**Problem to solve:**
Repeat every record exactly, but keep images out of the copy.

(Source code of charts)
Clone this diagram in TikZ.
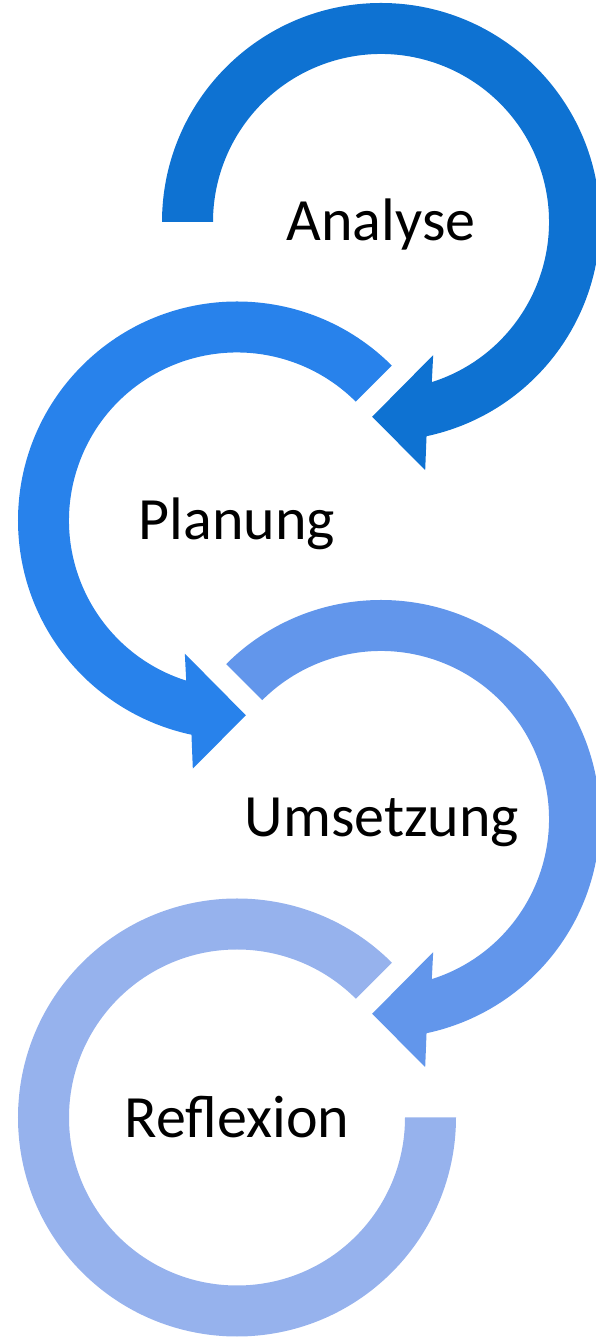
\documentclass[tikz,border=0pt]{standalone}
\usepackage{fontspec}
\setmainfont{Carlito}
\definecolor{arcA}{RGB}{14,114,210}
\definecolor{arcP}{RGB}{40,130,235}
\definecolor{arcU}{RGB}{98,150,235}
\definecolor{arcR}{RGB}{150,178,237}

\begin{document}
\begin{tikzpicture}[x=1pt,y=1pt,
    lbl/.style={font=\fontsize{60}{72}\selectfont, anchor=base, inner sep=0pt}]
			\useasboundingbox (0,0) rectangle (595,1341);
			% Analyse
			\fill[arcA,shift={(381,1119)}] (180:219) arc[start angle=180,end angle=-78,radius=219pt] -- (-79.9:252) -- (-92.6:195) -- (-68.6:143) -- (-72.4:168) arc[start angle=-72.4,end angle=180,radius=168pt] -- cycle;
			% Planung
			\fill[arcP,shift={(237,820.5)}] (45:219) arc[start angle=45,end angle=258,radius=219pt] -- (259.9:252) -- (272.6:195) -- (248.6:143) -- (252.4:168) arc[start angle=252.4,end angle=45,radius=168pt] -- cycle;
			% Umsetzung
			\fill[arcU,shift={(381,522)}] (135:219) arc[start angle=135,end angle=-78,radius=219pt] -- (-79.9:252) -- (-92.6:195) -- (-68.6:143) -- (-72.4:168) arc[start angle=-72.4,end angle=135,radius=168pt] -- cycle;
			% Reflexion
			\fill[arcR,shift={(237,223.5)}] (45:219) arc[start angle=45,end angle=360,radius=219pt] -- (0:168) arc[start angle=360,end angle=45,radius=168pt] -- cycle;
			\node[lbl] (ana) at (381,1100) {Analyse};
			\node[lbl] (pla) at (237,801) {Planung};
			\node[lbl] (ums) at (382,504) {Umsetzung};
			\node[lbl] (ref) at (237,203.5) {Reflexion};
		\end{tikzpicture}
\end{document}
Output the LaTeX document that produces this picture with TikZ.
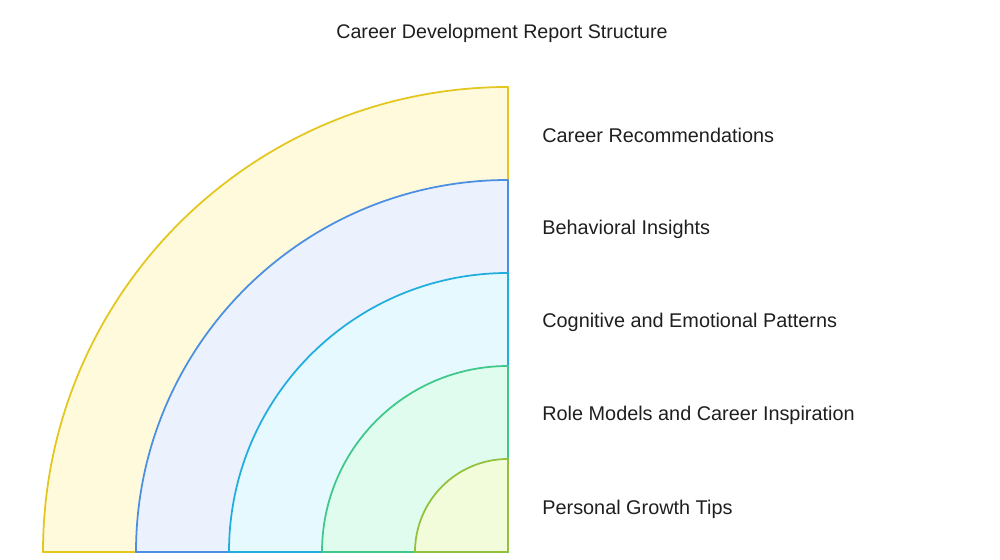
\documentclass[tikz,border=0pt]{standalone}
\usepackage{fontspec}
\setmainfont{Liberation Sans}
\usepackage{xcolor}
\usetikzlibrary{positioning}

\definecolor{ringYellowLine}{HTML}{E3C61E}
\definecolor{ringYellowFill}{HTML}{FFFADC}
\definecolor{ringBlueLine}{HTML}{4C8FE2}
\definecolor{ringBlueFill}{HTML}{EBF2FE}
\definecolor{ringCyanLine}{HTML}{22AEDC}
\definecolor{ringCyanFill}{HTML}{E6F9FE}
\definecolor{ringGreenLine}{HTML}{3EC98A}
\definecolor{ringGreenFill}{HTML}{E0FCEF}
\definecolor{ringLimeLine}{HTML}{93C13E}
\definecolor{ringLimeFill}{HTML}{F2FCDB}
\definecolor{labelText}{HTML}{1F1F1F}

\tikzset{
  ring/.style={line width=1pt, line join=round},
  layerlabel/.style={anchor=west, inner sep=0pt, text=labelText, font=\fontsize{11.3}{13}\selectfont},
  titlelabel/.style={inner sep=0pt, text=labelText, font=\fontsize{11.2}{13}\selectfont}
}

\begin{document}
\begin{tikzpicture}[x=0.02cm, y=0.02cm]
    \useasboundingbox (0,0) rectangle (1000,560);

    % Title
    \node[titlelabel] (title) at (502,527) {Career Development Report Structure};

    % Quarter rings, outer to inner
    \draw[ring, draw=ringYellowLine, fill=ringYellowFill] (508,8) -- ++(-465,0) arc[start angle=180, end angle=90, radius=465] -- cycle;
    \draw[ring, draw=ringBlueLine, fill=ringBlueFill] (508,8) -- ++(-372,0) arc[start angle=180, end angle=90, radius=372] -- cycle;
    \draw[ring, draw=ringCyanLine, fill=ringCyanFill] (508,8) -- ++(-279,0) arc[start angle=180, end angle=90, radius=279] -- cycle;
    \draw[ring, draw=ringGreenLine, fill=ringGreenFill] (508,8) -- ++(-186,0) arc[start angle=180, end angle=90, radius=186] -- cycle;
    \draw[ring, draw=ringLimeLine, fill=ringLimeFill] (508,8) -- ++(-93,0) arc[start angle=180, end angle=90, radius=93] -- cycle;

    % Layer labels
    \node[layerlabel] (career) at (542,425) {Career Recommendations};
    \node[layerlabel] (behavior) at (542,331) {Behavioral Insights};
    \node[layerlabel] (cognitive) at (542,238) {Cognitive and Emotional Patterns};
    \node[layerlabel] (models) at (542,145) {Role Models and Career Inspiration};
    \node[layerlabel] (growth) at (542,51) {Personal Growth Tips};
\end{tikzpicture}
\end{document}
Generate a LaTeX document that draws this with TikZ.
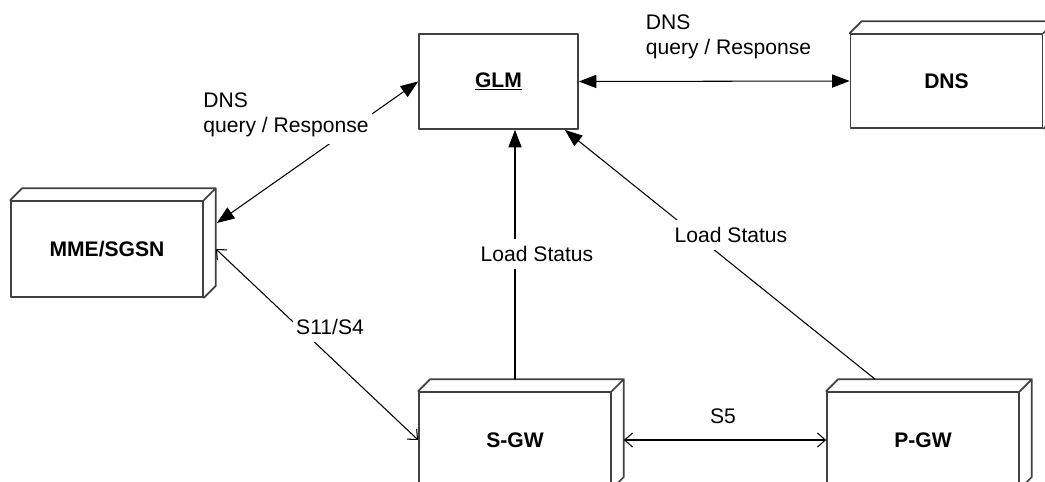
\documentclass[tikz,border=0pt]{standalone}
\usepackage{fontspec}
\setmainfont{Liberation Sans}
\usetikzlibrary{arrows.meta}

\tikzset{
  unit/.style={draw=black!75,line width=1pt,fill=white,minimum width=3.84cm,minimum height=1.92cm,font=\fontsize{12}{14}\selectfont\bfseries},
  depth/.style={draw=black!75,line width=1pt},
  msg/.style={<->,line width=0.6pt},
  load/.style={->,line width=0.6pt},
  iface/.style={{Straight Barb[length=4.5pt,width=8pt]}-{Straight Barb[length=4.5pt,width=8pt]},line width=0.6pt},
  lbl/.style={fill=white,inner xsep=2pt,inner ysep=4pt,font=\fontsize{12}{14}\selectfont}
}

\begin{document}
\begin{tikzpicture}[line cap=round,line join=round,>={Triangle[length=10pt,width=7.5pt]},x=0.02cm,y=-0.02cm]
\useasboundingbox (0,0) rectangle (1045,481);
\clip (0,0) rectangle (1045,481);
% boxes
\node[unit] (mme) at (107,249) {MME/SGSN};
\node[unit,minimum width=3.18cm,minimum height=1.9cm] (glm) at (498.5,81.5) {\underline{GLM}};
\node[unit,minimum height=1.88cm] (dns) at (946.5,81) {DNS};
\node[unit] (sgw) at (515,440) {S-GW};
\node[unit] (pgw) at (923,440) {P-GW};
\foreach \n in {mme,dns,sgw,pgw}
  \draw[depth] (\n.north west) -- ++(12,-12) -- ([shift={(12,-12)}]\n.north east) -- ([shift={(12,-12)}]\n.south east) -- (\n.south east) (\n.north east) -- ++(12,-12);
% links
\draw[msg] (glm.west) -- ([shift={(13,-26)}]mme.east);
\draw[msg] (glm.east) -- (dns.west);
\draw[load] ([shift={(0,-12)}]sgw.north) -- (sgw.north |- glm.south);
\draw[load] ([shift={(-48,-12)}]pgw.north) -- ([shift={(-14,0)}]glm.south east);
\draw[iface] ([shift={(12,0)}]mme.east) -- (sgw.west);
\draw[iface] ([shift={(12,0)}]sgw.east) -- (pgw.west);
% labels
\node[lbl,align=left] (dnsq1) at (286,115) {DNS\\query / Response};
\node[lbl,align=left] (dnsq2) at (728.5,37) {DNS\\query / Response};
\node[lbl] (load1) at (537,254) {Load Status};
\node[lbl] (load2) at (731,235) {Load Status};
\node[lbl] (s11) at (330,327) {S11/S4};
\node[lbl] (s5) at (723,416) {S5};
\end{tikzpicture}
\end{document}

**Result of this exercise:**
Clone this diagram in TikZ.
\documentclass[tikz,border=0pt]{standalone}
\usepackage{fontspec}
\setmainfont{Carlito}
\definecolor{arcA}{RGB}{14,114,210}
\definecolor{arcP}{RGB}{40,130,235}
\definecolor{arcU}{RGB}{98,150,235}
\definecolor{arcR}{RGB}{150,178,237}

\begin{document}
\begin{tikzpicture}[x=1pt,y=1pt,
    lbl/.style={font=\fontsize{60}{72}\selectfont, anchor=base, inner sep=0pt}]
			\useasboundingbox (0,0) rectangle (595,1341);
			% Analyse
			\fill[arcA,shift={(381,1119)}] (180:219) arc[start angle=180,end angle=-78,radius=219pt] -- (-79.9:252) -- (-92.6:195) -- (-68.6:143) -- (-72.4:168) arc[start angle=-72.4,end angle=180,radius=168pt] -- cycle;
			% Planung
			\fill[arcP,shift={(237,820.5)}] (45:219) arc[start angle=45,end angle=258,radius=219pt] -- (259.9:252) -- (272.6:195) -- (248.6:143) -- (252.4:168) arc[start angle=252.4,end angle=45,radius=168pt] -- cycle;
			% Umsetzung
			\fill[arcU,shift={(381,522)}] (135:219) arc[start angle=135,end angle=-78,radius=219pt] -- (-79.9:252) -- (-92.6:195) -- (-68.6:143) -- (-72.4:168) arc[start angle=-72.4,end angle=135,radius=168pt] -- cycle;
			% Reflexion
			\fill[arcR,shift={(237,223.5)}] (45:219) arc[start angle=45,end angle=360,radius=219pt] -- (0:168) arc[start angle=360,end angle=45,radius=168pt] -- cycle;
			\node[lbl] (ana) at (381,1100) {Analyse};
			\node[lbl] (pla) at (237,801) {Planung};
			\node[lbl] (ums) at (382,504) {Umsetzung};
			\node[lbl] (ref) at (237,203.5) {Reflexion};
		\end{tikzpicture}
\end{document}
Output the LaTeX document that produces this picture with TikZ.
\documentclass[tikz,border=0pt]{standalone}
\usepackage{fontspec}
\setmainfont{Liberation Sans}
\usepackage{xcolor}
\usetikzlibrary{positioning}

\definecolor{ringYellowLine}{HTML}{E3C61E}
\definecolor{ringYellowFill}{HTML}{FFFADC}
\definecolor{ringBlueLine}{HTML}{4C8FE2}
\definecolor{ringBlueFill}{HTML}{EBF2FE}
\definecolor{ringCyanLine}{HTML}{22AEDC}
\definecolor{ringCyanFill}{HTML}{E6F9FE}
\definecolor{ringGreenLine}{HTML}{3EC98A}
\definecolor{ringGreenFill}{HTML}{E0FCEF}
\definecolor{ringLimeLine}{HTML}{93C13E}
\definecolor{ringLimeFill}{HTML}{F2FCDB}
\definecolor{labelText}{HTML}{1F1F1F}

\tikzset{
  ring/.style={line width=1pt, line join=round},
  layerlabel/.style={anchor=west, inner sep=0pt, text=labelText, font=\fontsize{11.3}{13}\selectfont},
  titlelabel/.style={inner sep=0pt, text=labelText, font=\fontsize{11.2}{13}\selectfont}
}

\begin{document}
\begin{tikzpicture}[x=0.02cm, y=0.02cm]
    \useasboundingbox (0,0) rectangle (1000,560);

    % Title
    \node[titlelabel] (title) at (502,527) {Career Development Report Structure};

    % Quarter rings, outer to inner
    \draw[ring, draw=ringYellowLine, fill=ringYellowFill] (508,8) -- ++(-465,0) arc[start angle=180, end angle=90, radius=465] -- cycle;
    \draw[ring, draw=ringBlueLine, fill=ringBlueFill] (508,8) -- ++(-372,0) arc[start angle=180, end angle=90, radius=372] -- cycle;
    \draw[ring, draw=ringCyanLine, fill=ringCyanFill] (508,8) -- ++(-279,0) arc[start angle=180, end angle=90, radius=279] -- cycle;
    \draw[ring, draw=ringGreenLine, fill=ringGreenFill] (508,8) -- ++(-186,0) arc[start angle=180, end angle=90, radius=186] -- cycle;
    \draw[ring, draw=ringLimeLine, fill=ringLimeFill] (508,8) -- ++(-93,0) arc[start angle=180, end angle=90, radius=93] -- cycle;

    % Layer labels
    \node[layerlabel] (career) at (542,425) {Career Recommendations};
    \node[layerlabel] (behavior) at (542,331) {Behavioral Insights};
    \node[layerlabel] (cognitive) at (542,238) {Cognitive and Emotional Patterns};
    \node[layerlabel] (models) at (542,145) {Role Models and Career Inspiration};
    \node[layerlabel] (growth) at (542,51) {Personal Growth Tips};
\end{tikzpicture}
\end{document}
Generate a LaTeX document that draws this with TikZ.
\documentclass[tikz,border=0pt]{standalone}
\usepackage{fontspec}
\setmainfont{Liberation Sans}
\usetikzlibrary{arrows.meta}

\tikzset{
  unit/.style={draw=black!75,line width=1pt,fill=white,minimum width=3.84cm,minimum height=1.92cm,font=\fontsize{12}{14}\selectfont\bfseries},
  depth/.style={draw=black!75,line width=1pt},
  msg/.style={<->,line width=0.6pt},
  load/.style={->,line width=0.6pt},
  iface/.style={{Straight Barb[length=4.5pt,width=8pt]}-{Straight Barb[length=4.5pt,width=8pt]},line width=0.6pt},
  lbl/.style={fill=white,inner xsep=2pt,inner ysep=4pt,font=\fontsize{12}{14}\selectfont}
}

\begin{document}
\begin{tikzpicture}[line cap=round,line join=round,>={Triangle[length=10pt,width=7.5pt]},x=0.02cm,y=-0.02cm]
\useasboundingbox (0,0) rectangle (1045,481);
\clip (0,0) rectangle (1045,481);
% boxes
\node[unit] (mme) at (107,249) {MME/SGSN};
\node[unit,minimum width=3.18cm,minimum height=1.9cm] (glm) at (498.5,81.5) {\underline{GLM}};
\node[unit,minimum height=1.88cm] (dns) at (946.5,81) {DNS};
\node[unit] (sgw) at (515,440) {S-GW};
\node[unit] (pgw) at (923,440) {P-GW};
\foreach \n in {mme,dns,sgw,pgw}
  \draw[depth] (\n.north west) -- ++(12,-12) -- ([shift={(12,-12)}]\n.north east) -- ([shift={(12,-12)}]\n.south east) -- (\n.south east) (\n.north east) -- ++(12,-12);
% links
\draw[msg] (glm.west) -- ([shift={(13,-26)}]mme.east);
\draw[msg] (glm.east) -- (dns.west);
\draw[load] ([shift={(0,-12)}]sgw.north) -- (sgw.north |- glm.south);
\draw[load] ([shift={(-48,-12)}]pgw.north) -- ([shift={(-14,0)}]glm.south east);
\draw[iface] ([shift={(12,0)}]mme.east) -- (sgw.west);
\draw[iface] ([shift={(12,0)}]sgw.east) -- (pgw.west);
% labels
\node[lbl,align=left] (dnsq1) at (286,115) {DNS\\query / Response};
\node[lbl,align=left] (dnsq2) at (728.5,37) {DNS\\query / Response};
\node[lbl] (load1) at (537,254) {Load Status};
\node[lbl] (load2) at (731,235) {Load Status};
\node[lbl] (s11) at (330,327) {S11/S4};
\node[lbl] (s5) at (723,416) {S5};
\end{tikzpicture}
\end{document}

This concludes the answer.